I have been enjoying watching the progress in the building of the gigantic new shopping centre in Shepherd's Bush. Over the last couple of years the huge piece of wasteland between the BBC and Shepherd's Bush Grey has been a hive of industry, but now the project is well underway and you can get a real sense of the scale of the new complex. I don't know what effect the centre will have on Shepherd's Bush life, whether it will gentrify the area or simply attract more slightly threatening people who like to loll around in the street drinking cans of beer in the afternoon. But at least it should be more convenient for me if I want to buy stuff.
At the moment the building is really just a skellington, although in certain parts the outside walls are in place and even the decorative green exterior is in place. It's hard to get an accurate idea of just how many shops will be in there. It's maybe four or five storeys high and stretches on for a good half a mile (I am guessing). I wonder if they will have a Rymans in there, for me to avoid going to. As long as there is a Marks and Spencer's Food Court I will be happy. I might ask a workman which one will be the M&S and start camping outside of it now so that I can have my pick of the over-priced fruit salads. I imagine we are a good two years from the place opening, but it is good to be prepared.

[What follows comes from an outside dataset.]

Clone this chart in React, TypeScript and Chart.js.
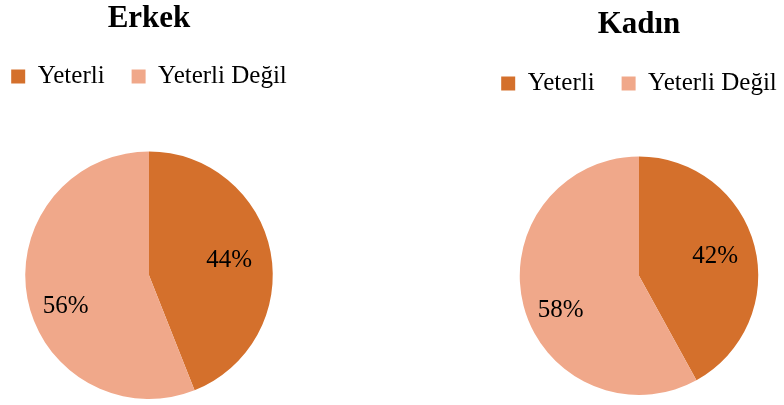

I am more fascinated by the cranes that are dotted around the building site. They fill me with awe and wonder. Partly because they look so amazing from a distance, especially at sunset, but mainly because I can't begin to work out how they get them there or what kind of a brave man dare work in them. Surely you would need a crane to put a crane up. They can't just drive them to the location already extended. The construction of the cranes to me seems more intricate and laborious than the actual building of the buildings.
And what kind of a man would be heroic enough to work in one of these things? So high above the earth, with so much precision expected from your lifting and placing of girders and concrete blocks.
It is a job I could never do - as you may have guessed from my inability to do a hill start in a manual car which is at least on the ground. The distance to the ground would be dizzying and the pressure to subtly operate such a monstrous dinosaur-like piece of equipment would cause me to expire from embarrassment. I have so much respect for the crane driver. If there are any of you reading this now - (and although I don't see the crane driver as the typical Warming Up subscriber, I hope there is at least one of you who bucks my prejudiced mindset)- then please get in touch and I will thank you personally for all your heroic work. Don't offer to take me up to your workplace though. I can think of no worse punishment. If I ever commit a serious crime (and get caught for it) then you should let the judge know that this should be my punishment.
I was now going to tell you a crane based story, but see that
I have told you already and I wouldn't want to be the kind of bore that repeated himself. But it does at least illustrate the point that I am fascinated by cranes and that this isn't just a passing fad or fancy. I suppose we are all impressed by things that fill us with both awe and fear in equal measure.
A crane is so huge that it makes me realise how insignificant I am and working in a crane so gut-wrenchingly unappealing that it makes me realise how cowardly I am. But it is lucky that I can only see as far as the cranes, because if I looked beyond them to the stars and the endless depths of space I would probably have to give up there and then.